«Спасибо за пищу»? Я соблюдал этот ритуал даже в годы подросткового всезнайства, когда гораздо более заслуживающими хвалы мне казались щедрые американские реки и умелые американские фермеры. Но как быть с христианами Мозамбика и Судана? За что им благодарить Бога, когда они умирают от голода?
Если при чтении последних трех абзацев вы начали испытывать некоторое беспокойство, прошу вас, перечитайте Псалтырь, этот дневник духовной жизни людей, пытавшихся сохранить веру в любящего, милосердного, верного Своим обещаниям Бога, когда вокруг них рушился мир.
Авторы псалмов часто возвращаются к этой проблеме. Как случилось, что амаликитяне, хетты, филистимляне и жители Ханаана, не говоря уж о чудовищных империях Ассирии, Вавилона и Египта, раз за разом сокрушали избранный народ Божий? Почему Давид, помазанник Божий, десяток лет вынужден был прятаться в каких–то пещерах, страшась воинов Саула, хотя Бог уже объявил о ниспровержении этого царя? Как мог народ Божий испытывать благодарность, за что он должен был благодарить?
Многие псалмы показывают, как яростно их авторы боролись со своими сомнениями. Порой уже в процессе создания стихотворения им удается примирить свои чувства с основными положениями веры. Как Моисей в речах, из которых состоит Второзаконие, они стараются припомнить участие Бога в истории Израиля, возвращаются мыслью к тем славным временам.

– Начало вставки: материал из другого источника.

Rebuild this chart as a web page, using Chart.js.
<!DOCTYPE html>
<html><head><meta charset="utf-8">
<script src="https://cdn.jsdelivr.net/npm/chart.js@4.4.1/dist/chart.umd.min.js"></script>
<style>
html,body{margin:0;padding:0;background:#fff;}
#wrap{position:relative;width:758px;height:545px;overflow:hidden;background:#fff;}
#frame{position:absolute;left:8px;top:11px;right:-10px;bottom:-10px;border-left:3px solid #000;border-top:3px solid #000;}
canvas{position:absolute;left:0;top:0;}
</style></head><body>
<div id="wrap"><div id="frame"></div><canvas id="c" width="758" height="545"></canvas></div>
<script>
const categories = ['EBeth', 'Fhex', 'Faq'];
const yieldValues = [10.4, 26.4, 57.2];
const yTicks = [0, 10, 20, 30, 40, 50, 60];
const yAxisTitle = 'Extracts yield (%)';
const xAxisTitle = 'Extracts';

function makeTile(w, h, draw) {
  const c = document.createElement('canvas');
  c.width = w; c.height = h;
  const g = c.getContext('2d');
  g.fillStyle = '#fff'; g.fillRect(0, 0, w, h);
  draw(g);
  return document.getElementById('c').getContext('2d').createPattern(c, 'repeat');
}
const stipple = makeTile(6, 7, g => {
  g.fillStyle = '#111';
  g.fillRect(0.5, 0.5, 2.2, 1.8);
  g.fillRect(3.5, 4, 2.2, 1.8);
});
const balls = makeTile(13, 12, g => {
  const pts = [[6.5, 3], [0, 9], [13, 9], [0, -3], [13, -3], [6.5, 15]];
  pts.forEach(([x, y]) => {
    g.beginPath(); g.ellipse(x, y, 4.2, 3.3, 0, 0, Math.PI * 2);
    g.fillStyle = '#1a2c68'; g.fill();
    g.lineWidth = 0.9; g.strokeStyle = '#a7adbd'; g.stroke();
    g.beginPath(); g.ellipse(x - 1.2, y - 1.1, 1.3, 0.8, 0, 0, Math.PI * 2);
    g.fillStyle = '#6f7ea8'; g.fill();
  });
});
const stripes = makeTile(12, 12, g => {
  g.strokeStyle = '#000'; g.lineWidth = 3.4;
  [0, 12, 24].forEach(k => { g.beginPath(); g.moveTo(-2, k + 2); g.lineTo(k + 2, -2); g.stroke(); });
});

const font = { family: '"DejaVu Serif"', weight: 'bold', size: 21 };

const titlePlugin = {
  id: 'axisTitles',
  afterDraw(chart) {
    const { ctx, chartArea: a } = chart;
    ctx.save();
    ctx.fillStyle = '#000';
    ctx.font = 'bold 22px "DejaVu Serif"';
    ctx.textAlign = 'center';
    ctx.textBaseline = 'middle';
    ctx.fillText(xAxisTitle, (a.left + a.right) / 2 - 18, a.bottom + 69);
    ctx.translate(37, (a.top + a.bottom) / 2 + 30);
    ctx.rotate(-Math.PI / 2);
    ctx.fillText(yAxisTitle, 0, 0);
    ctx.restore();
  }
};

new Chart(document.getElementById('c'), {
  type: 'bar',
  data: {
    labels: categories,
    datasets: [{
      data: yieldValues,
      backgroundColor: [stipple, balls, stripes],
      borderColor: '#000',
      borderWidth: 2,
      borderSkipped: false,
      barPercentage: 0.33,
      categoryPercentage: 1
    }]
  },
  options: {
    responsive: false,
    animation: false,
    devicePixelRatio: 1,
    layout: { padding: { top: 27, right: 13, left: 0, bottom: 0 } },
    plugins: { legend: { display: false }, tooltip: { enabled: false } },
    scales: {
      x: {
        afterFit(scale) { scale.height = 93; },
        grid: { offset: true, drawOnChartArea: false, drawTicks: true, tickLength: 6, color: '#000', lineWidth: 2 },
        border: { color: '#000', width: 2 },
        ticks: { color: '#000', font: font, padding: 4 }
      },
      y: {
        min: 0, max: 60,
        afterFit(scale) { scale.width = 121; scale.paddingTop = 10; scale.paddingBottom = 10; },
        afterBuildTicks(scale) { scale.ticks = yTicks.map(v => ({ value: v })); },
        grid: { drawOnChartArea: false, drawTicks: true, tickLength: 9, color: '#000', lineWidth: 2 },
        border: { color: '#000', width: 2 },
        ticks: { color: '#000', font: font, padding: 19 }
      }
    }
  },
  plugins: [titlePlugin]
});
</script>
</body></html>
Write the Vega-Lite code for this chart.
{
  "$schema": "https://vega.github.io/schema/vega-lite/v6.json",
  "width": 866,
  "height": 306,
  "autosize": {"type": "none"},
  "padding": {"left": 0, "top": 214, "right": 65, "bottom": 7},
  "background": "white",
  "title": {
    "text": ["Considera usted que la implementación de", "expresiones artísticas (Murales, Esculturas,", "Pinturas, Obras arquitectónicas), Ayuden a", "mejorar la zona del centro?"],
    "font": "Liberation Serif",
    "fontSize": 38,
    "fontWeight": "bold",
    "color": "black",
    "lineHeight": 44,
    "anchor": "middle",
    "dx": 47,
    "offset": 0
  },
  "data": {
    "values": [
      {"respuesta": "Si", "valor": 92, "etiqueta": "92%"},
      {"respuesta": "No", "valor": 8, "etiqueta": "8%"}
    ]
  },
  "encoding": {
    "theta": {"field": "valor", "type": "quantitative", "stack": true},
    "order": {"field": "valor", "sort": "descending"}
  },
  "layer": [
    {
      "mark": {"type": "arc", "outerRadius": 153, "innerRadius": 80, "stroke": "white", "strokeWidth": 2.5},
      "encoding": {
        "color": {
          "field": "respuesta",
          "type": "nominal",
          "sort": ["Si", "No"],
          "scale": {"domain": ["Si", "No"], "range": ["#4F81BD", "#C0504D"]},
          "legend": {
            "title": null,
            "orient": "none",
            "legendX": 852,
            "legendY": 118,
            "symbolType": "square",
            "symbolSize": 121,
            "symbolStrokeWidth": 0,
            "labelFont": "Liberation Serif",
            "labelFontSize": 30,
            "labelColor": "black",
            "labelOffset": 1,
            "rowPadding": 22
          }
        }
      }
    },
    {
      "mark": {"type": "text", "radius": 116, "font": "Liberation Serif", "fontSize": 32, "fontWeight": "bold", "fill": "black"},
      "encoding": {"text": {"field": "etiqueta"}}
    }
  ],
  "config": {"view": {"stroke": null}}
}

Псалом 61 решительно, не пускаясь в объяснения, настаивает на двух положениях, которые Иов никак не мог примирить: «Сила у Бога, и у Тебя, Господи, милость». Однако подчас поэту не удается постичь смысл того, что видят его глаза, и псалом завершается плачем, подобным плачу Иова:
Теперь становится понятной последовательность 150 псалмов, которая прежде казалось случайной: этот цикл близости к Богу и покинутости Им точно соответствует тому, что большинство людей испытывает в своих отношениях с Богом.
Мы наталкиваемся на самый поразительный контраст почти в начале Псалтыря: Псалом 22, песнь о Пастыре, полная обещаний и успокоения, следует сразу за Псалмом 21, за воплем, повторенным Иисусом на кресте: «Боже мой! Боже мой! для чего Ты оставил Меня?». Авторство обоих псалмов приписывается Давиду, но трудно представить себе два более различных по духу произведения. В конце Псалма 21 Давид обретает некоторую уверенность в предвидении времен, когда Бог будет править народами и бедняки наедятся досыта. Однако он не скрывает тех чувств, которые переполняют его в этот момент: «Я вопию днем, — и Ты не внемлешь мне… Я же червь, а не человек… Раскрыли на меня пасть свою, как лев, алчущий добычи и рыкающий… все кости мои рассыпались… язык мой прильнул к гортани моей». Когда же перевернешь страницу и прочтешь: «Господь — Пастырь мой; я ни в чем не буду нуждаться… Благость и милость да сопровождают меня во все дни», покажется, что эти две песни написаны существами из разных миров.
Так же противоречат друг другу и Псалмы 101 и 102. Первый с подзаголовком «Молитва страждущего, когда он унывает и изливает пред Господом печаль свою» красноречиво выражает отчаяние стареющего и слабеющего человека, которому кажется, что и друзья, и Бог отвернулись от него. Эта песнь — словно скорбный перечень боли и страданий, составленный пациентом в больнице, в лихорадочном состоянии. Зато следующий псалом — величественный хвалебный гимн, в котором нет ни одной мрачной ноты.
Боюсь, мало кто из священников решится выбрать для проповеди такую пару псалмов. Любой из них по отдельности — пожалуйста, но только не оба сразу. Я же научился ценить Псалтирь именно за то, что он выражает обе точки зрения, как правило, нисколько не облегчая нам переход от одного настроения к другому. «Благослови, душа моя, Господа, и не забывай всех благодеяний Его», — провозглашает Псалом 102:2. Автор же предыдущего псалма отчаянно пытается припомнить эти благодеяния и утешиться ими в своем положении, что не так–то просто, ведь кости его «обожжены, как головня», и питается он пеплом и слезами.